When Alford’s presentation concluded in that February meeting, Board of Trustees chair Peter Collins remarked on the challenge for Florida State to compete nationally with the vast difference between the Big Ten and SEC in projected revenue.

“It’s almost impossible,” Collins said.

“It’s impossible,” Alford added.

Some industry sources believe Mission Impossible might describe Florida State’s chances to escape the ACC’s Grant of Rights before 2036.

Yet, in the past 15 years, every FBS school that changed conferences has been able to negotiate a lower exit fee and solve any Grant of Rights issues. In 2012, Maryland announced it was leaving the ACC and found a way to negotiate what the ACC said was a $52.2 million exit fee down to $31.3 million.

Typically, schools, like Maryland did with the ACC, pay about 60% of what they owe in exit fees, sources told Action Network. If that’s the case, FSU’s $120 million exit fee could get negotiated down to $72 million, not including the Grant of Rights.

Regardless of that number, Florida State’s situation is unique because no other school tried to leave a conference with more than 10 years remaining on its Grant of Rights.

Alford told his board in February that “hypothetically” it was possible for Florida State to break even within four years of leaving the ACC.
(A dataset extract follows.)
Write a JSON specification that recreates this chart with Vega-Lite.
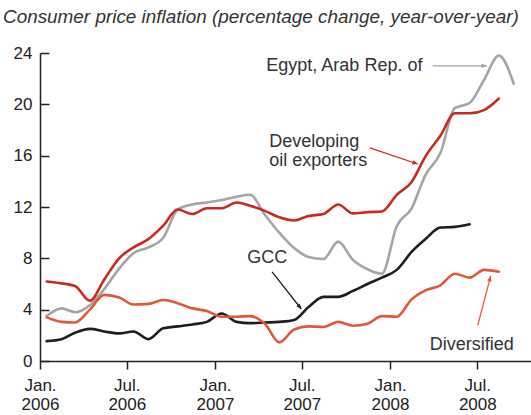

In May, the ACC’s Board of Directors passed a success incentive initiative, starting in 2024, providing more revenue to schools that reach postseason competition in revenue-generating sports. That wasn’t enough to satisfy the Seminoles.

“We’re never going to cover the entire gap (between the Big Ten and SEC), but it will allow you to be competitive,” Alford said at the ACC’s May meetings.

Ultimately, though, the unequal revenue sharing and expansion was a Band-Aid on a gunshot wound. With Florida State now challenging the ACC’s Grant of Rights, it could turn into a bloodbath.